In her research she called the National Center for Missing and Exploited Children (you know, the organization who put the pictures on the back of milk cartons), expecting them to push back on her theories. Instead, they supported them vehemently. She says the center interviewed children who had been abducted and got away, and found that it was their confidence and a feistiness that allowed them do things like kick and scream and, ultimately, get away. "That comes from being out in ‘the wild' a bit," she says.

She blames the media for much of the parental paranoia today and the fact that in the interest of ratings they saturate us with the sensational stories that pull at our biggest emotions - over and over again. Those images get imprinted on our brains and soon she says, we can't cross a parking lot without thinking about Carlie Brucia being abducted.
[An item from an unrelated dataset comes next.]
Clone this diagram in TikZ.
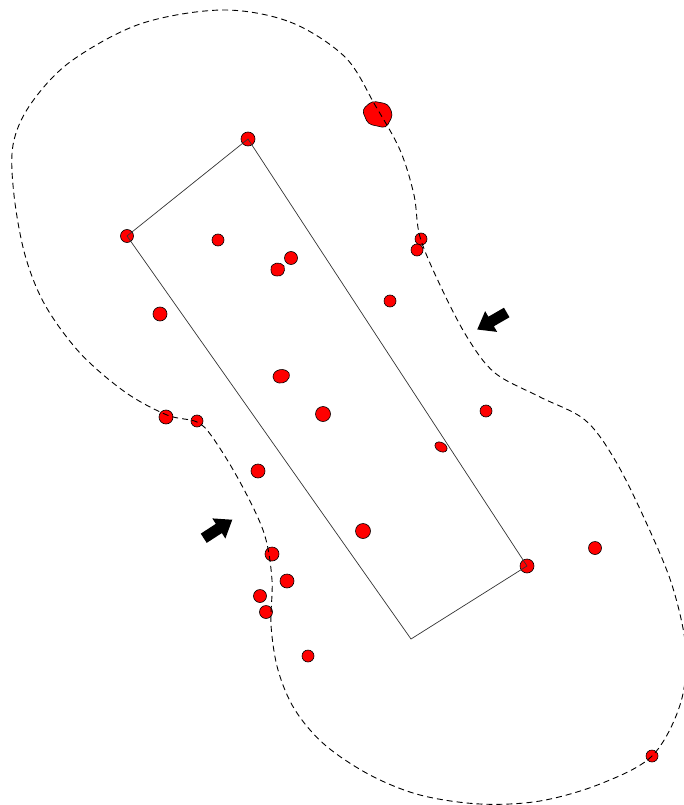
\documentclass[tikz,border=0pt]{standalone}
\begin{document}
\begin{tikzpicture}[x=1pt,y=-1pt,
  reddot/.style={circle,fill=red,draw=black,line width=0.6pt,inner sep=0pt,minimum size=#1},
  reddot/.default=12pt,
  blob/.style={fill=red,draw=black,line width=0.6pt},
  rectline/.style={draw=black!80,line width=0.7pt},
  hull/.style={draw=black,line width=0.9pt,dash pattern=on 6pt off 4pt},
  blockarrow/.style={fill=black}]
\useasboundingbox (0,0) rectangle (684,805);
\clip (0,0) rectangle (684,805);
% dots
\node[reddot=14pt] (c1) at (248,139) {};
\node[reddot=13pt] (c2) at (127,236) {};
\node[reddot=14pt] (c3) at (527,566) {};
\coordinate (c4) at (411,639);
\node[reddot=12pt] (d1) at (218,240) {};
\node[reddot=13pt] (d2) at (291,258) {};
\node[reddot=12pt] (d3) at (390,301) {};
\node[reddot=14pt] (d4) at (160,314) {};
\node[reddot=15pt] (d5) at (323,414) {};
\node[reddot=14pt] (d6) at (166,417) {};
\node[reddot=12pt] (d7) at (197,421) {};
\node[reddot=12pt] (d8) at (421,239) {};
\node[reddot=12pt] (d9) at (417,250) {};
\node[reddot=12pt] (d10) at (486,411) {};
\node[reddot=14pt] (d11) at (258,471) {};
\node[reddot=15pt] (d12) at (363,531) {};
\node[reddot=13pt] (d13) at (595,548) {};
\node[reddot=14pt] (d14) at (272,554) {};
\node[reddot=14pt] (d15) at (287,581) {};
\node[reddot=13pt] (d16) at (260,596) {};
\node[reddot=13pt] (d17) at (266,612) {};
\node[reddot=12pt] (d18) at (308,656) {};
\node[reddot=12pt] (d19) at (652,756) {};
% irregular blobs
\draw[blob,rounded corners=4pt] (372,101) -- (388,104) -- (393,115) -- (386,128) -- (368,124) -- (362,110) -- cycle;
\draw[blob] (271,270) .. controls (270,262) and (281,261) .. (284,266) .. controls (286,272) and (282,277) .. (277,276) .. controls (273,276) and (271,274) .. (271,270) -- cycle;
\draw[blob] (273,377) .. controls (273,369) and (285,367) .. (289,373) .. controls (291,380) and (284,384) .. (279,383) .. controls (275,382) and (273,380) .. (273,377) -- cycle;
\draw[blob,rotate around={-30:(441,447)}] (441,447) ellipse [x radius=6.5pt, y radius=4.5pt];
% rectangle
\draw[rectline] (c2.center) -- (c1.center) -- (c3.center) -- (c4) -- cycle;
% dashed outline
\draw[hull] plot[smooth cycle,tension=0.55] coordinates {
(222,10) (290,22) (345,57) (375,105) (400,150) (414,195) (420,237)
(440,285) (467,337) (495,373) (540,397) (585,420) (615,460)
(645,520) (672,585) (686,650) (680,705) (652,756)
(600,784) (540,801) (480,804) (420,795) (370,775) (325,745)
(295,710) (278,670) (271,625) (272,580) (264,533) 
(240,482) (213,438) (197,422) (167,415) (125,392) (80,353)
(45,305) (25,255) (14,195) (13,145) (30,105) (70,62)
(140,24)};
% block arrows
\fill[blockarrow,shift={(492,321)},rotate=210] (-17,-5.5) -- (1,-5.5) -- (1,-12) -- (17,0) -- (1,12) -- (1,5.5) -- (-17,5.5) -- cycle;
\fill[blockarrow,shift={(218,529)},rotate=33] (-17,-5.5) -- (1,-5.5) -- (1,-12) -- (17,0) -- (1,12) -- (1,5.5) -- (-17,5.5) -- cycle;
\end{tikzpicture}
\end{document}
But there are trillions of kids out there that are just fine about whom we're not thinking.

She says the kiddie safety industry is also part of the problem in their promotion of things like helmets for babies learning to walk to special baby Kleenex. "We're so anxious to keep the child alive, that if someone says they need it, we jump to say OK." As well, she says "books and magazines put out all these things you can do wrong, under the guise of advice, but really they're just instilling fear."

Holding handsSo is she just tougher than the rest? Didn't she get the same worrying gene most of us possess? "Please, tell me you worry about something?" I pleaded with her.

"I always have and always will worry about cars: when we're in them, when we're near them and I just hate thinking about when they'll be driving ‘em," Skenazy says. "I'm not at all immune to worry. In fact, I think of myself AS a worrier. Just a little less so, since researching the book."

But shouldn't we do everything we can to keep them safe? Accidents do happen.

"I do believe in trying to keep kids safe - I love safety! I'm a helmet/seat belt fanatic! But when once in a while weird accidents happen, I find it sad that we blame the parents and tell them the should have been more vigilant - as if there is no such thing as fate or bad luck or, well, accidents. And as if it is a reasonable thing to ask parents to watch their children - literally, sit there and watch them - every second of every day until they are 16 or so."

Sounds so simple, right? Skenazy doesn't assume that you can just stop worrying; after all, that's just part of the parenting gig. In her book she offers practical, graduated steps for parents to try (Free-Range Baby Steps, Free-Range Brave Steps and One Giant Leap for Free-Range Kind Steps), acknowledging that all children are different and that there are no hard-and-fast timetables.

I find myself repeatedly referring to and thinking about this book, this approach, as I go about my daily parenting. It has made me laugh at myself a little bit more when I find myself telling my son I don't think he should go in the pool because it hasn't been cleaned in a few days and perhaps some of the leaves that have fallen in it may harbor some kind of bacteria ("Hello, what about lakes?!" my husband offers); and it makes me loosen my grip a little on the imaginary safety reins that permeate my every decision. My children just may not have to hold my hand forever, after all.